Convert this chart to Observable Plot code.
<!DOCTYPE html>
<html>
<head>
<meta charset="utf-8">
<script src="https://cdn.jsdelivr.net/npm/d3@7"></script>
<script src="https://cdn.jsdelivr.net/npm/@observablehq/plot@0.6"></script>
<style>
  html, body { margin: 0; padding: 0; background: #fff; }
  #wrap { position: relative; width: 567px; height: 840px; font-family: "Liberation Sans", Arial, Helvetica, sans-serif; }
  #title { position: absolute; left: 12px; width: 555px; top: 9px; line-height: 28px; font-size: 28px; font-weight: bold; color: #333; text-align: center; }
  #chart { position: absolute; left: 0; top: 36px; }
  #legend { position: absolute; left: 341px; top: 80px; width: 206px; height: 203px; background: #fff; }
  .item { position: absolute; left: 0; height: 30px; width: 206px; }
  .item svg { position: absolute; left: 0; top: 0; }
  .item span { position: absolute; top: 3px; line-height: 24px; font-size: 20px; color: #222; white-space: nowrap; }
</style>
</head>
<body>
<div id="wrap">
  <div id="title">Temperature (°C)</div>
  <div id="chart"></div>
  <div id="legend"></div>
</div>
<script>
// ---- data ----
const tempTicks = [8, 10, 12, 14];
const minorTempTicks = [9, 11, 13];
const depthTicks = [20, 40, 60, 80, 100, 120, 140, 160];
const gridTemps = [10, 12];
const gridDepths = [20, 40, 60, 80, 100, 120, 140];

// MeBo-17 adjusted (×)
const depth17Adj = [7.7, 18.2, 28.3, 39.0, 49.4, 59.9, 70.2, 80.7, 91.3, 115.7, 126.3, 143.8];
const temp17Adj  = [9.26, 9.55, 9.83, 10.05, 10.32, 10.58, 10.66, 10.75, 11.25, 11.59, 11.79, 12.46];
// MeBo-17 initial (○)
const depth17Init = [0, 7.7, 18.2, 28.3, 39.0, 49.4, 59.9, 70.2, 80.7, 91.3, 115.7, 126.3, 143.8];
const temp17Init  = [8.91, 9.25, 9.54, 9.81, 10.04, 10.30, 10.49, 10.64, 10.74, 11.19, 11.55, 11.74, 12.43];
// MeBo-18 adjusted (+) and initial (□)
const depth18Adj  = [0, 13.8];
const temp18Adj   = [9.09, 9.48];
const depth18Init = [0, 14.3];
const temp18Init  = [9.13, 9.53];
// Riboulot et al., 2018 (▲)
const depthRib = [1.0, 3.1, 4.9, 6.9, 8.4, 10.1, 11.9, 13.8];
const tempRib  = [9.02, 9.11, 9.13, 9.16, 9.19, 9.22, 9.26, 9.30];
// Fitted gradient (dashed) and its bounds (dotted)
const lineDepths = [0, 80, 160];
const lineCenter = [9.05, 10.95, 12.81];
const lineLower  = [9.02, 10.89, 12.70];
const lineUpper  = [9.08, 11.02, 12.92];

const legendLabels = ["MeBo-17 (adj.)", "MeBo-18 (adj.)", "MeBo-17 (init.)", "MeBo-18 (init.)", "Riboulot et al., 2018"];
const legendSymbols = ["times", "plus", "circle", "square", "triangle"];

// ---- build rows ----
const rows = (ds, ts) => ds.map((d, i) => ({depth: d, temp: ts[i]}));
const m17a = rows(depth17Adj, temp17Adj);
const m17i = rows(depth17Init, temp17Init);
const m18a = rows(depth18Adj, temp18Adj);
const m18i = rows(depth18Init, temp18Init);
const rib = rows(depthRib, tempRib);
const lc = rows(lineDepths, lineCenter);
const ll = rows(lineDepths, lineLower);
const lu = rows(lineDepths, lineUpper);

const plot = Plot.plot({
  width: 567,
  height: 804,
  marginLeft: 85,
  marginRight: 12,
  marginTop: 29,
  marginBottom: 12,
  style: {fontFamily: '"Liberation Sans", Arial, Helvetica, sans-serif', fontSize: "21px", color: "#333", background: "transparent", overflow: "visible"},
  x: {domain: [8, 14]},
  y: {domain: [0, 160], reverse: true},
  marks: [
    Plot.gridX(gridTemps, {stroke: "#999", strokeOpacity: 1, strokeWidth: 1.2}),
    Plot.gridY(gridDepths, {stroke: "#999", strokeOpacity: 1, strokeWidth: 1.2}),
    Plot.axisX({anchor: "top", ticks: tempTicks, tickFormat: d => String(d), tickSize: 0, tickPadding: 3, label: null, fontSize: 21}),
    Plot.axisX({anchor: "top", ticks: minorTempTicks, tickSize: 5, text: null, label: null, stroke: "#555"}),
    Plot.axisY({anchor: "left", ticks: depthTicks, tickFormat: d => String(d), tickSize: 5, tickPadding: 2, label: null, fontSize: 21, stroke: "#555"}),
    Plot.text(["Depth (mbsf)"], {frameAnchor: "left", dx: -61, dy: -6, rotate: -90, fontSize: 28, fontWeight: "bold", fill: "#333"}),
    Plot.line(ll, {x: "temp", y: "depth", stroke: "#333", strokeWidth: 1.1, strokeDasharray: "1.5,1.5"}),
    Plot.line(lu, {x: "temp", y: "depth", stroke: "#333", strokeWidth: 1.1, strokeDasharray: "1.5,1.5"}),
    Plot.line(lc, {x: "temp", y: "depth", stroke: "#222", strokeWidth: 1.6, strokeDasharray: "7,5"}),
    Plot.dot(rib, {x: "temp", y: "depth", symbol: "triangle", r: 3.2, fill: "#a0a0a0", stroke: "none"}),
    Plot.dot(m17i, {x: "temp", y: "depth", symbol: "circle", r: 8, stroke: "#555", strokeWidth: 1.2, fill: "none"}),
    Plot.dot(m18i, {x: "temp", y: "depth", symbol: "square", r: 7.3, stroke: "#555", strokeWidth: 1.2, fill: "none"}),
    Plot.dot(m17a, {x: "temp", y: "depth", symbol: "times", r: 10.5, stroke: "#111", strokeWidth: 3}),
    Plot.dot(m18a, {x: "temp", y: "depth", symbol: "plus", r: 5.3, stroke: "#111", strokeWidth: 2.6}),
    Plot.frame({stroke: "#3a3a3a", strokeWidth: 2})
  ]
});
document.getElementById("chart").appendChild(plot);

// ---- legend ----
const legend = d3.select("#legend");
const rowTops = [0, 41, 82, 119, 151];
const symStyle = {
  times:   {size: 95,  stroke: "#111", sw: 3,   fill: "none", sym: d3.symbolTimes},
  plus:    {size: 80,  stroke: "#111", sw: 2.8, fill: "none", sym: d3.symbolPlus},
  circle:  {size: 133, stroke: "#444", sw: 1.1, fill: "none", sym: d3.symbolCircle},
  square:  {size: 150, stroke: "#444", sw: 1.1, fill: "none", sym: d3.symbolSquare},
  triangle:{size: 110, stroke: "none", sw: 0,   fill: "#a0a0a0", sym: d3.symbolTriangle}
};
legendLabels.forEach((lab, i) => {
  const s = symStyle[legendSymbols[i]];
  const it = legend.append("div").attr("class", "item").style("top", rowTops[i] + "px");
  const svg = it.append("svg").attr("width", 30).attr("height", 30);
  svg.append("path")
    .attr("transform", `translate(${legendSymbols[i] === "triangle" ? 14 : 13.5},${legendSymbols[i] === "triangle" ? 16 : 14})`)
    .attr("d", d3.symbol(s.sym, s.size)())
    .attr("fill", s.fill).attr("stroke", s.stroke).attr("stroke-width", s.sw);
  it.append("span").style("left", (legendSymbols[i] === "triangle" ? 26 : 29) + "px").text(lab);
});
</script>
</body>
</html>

• [What to do]:
Print, please, the lines above from the very first through the one that holds "const gridDepths = [20, 40, 60, 80, 100, 120, 140];", both included, word for word and with nothing else.

• [Problem solution]:
Convert this chart to Observable Plot code.
<!DOCTYPE html>
<html>
<head>
<meta charset="utf-8">
<script src="https://cdn.jsdelivr.net/npm/d3@7"></script>
<script src="https://cdn.jsdelivr.net/npm/@observablehq/plot@0.6"></script>
<style>
  html, body { margin: 0; padding: 0; background: #fff; }
  #wrap { position: relative; width: 567px; height: 840px; font-family: "Liberation Sans", Arial, Helvetica, sans-serif; }
  #title { position: absolute; left: 12px; width: 555px; top: 9px; line-height: 28px; font-size: 28px; font-weight: bold; color: #333; text-align: center; }
  #chart { position: absolute; left: 0; top: 36px; }
  #legend { position: absolute; left: 341px; top: 80px; width: 206px; height: 203px; background: #fff; }
  .item { position: absolute; left: 0; height: 30px; width: 206px; }
  .item svg { position: absolute; left: 0; top: 0; }
  .item span { position: absolute; top: 3px; line-height: 24px; font-size: 20px; color: #222; white-space: nowrap; }
</style>
</head>
<body>
<div id="wrap">
  <div id="title">Temperature (°C)</div>
  <div id="chart"></div>
  <div id="legend"></div>
</div>
<script>
// ---- data ----
const tempTicks = [8, 10, 12, 14];
const minorTempTicks = [9, 11, 13];
const depthTicks = [20, 40, 60, 80, 100, 120, 140, 160];
const gridTemps = [10, 12];
const gridDepths = [20, 40, 60, 80, 100, 120, 140];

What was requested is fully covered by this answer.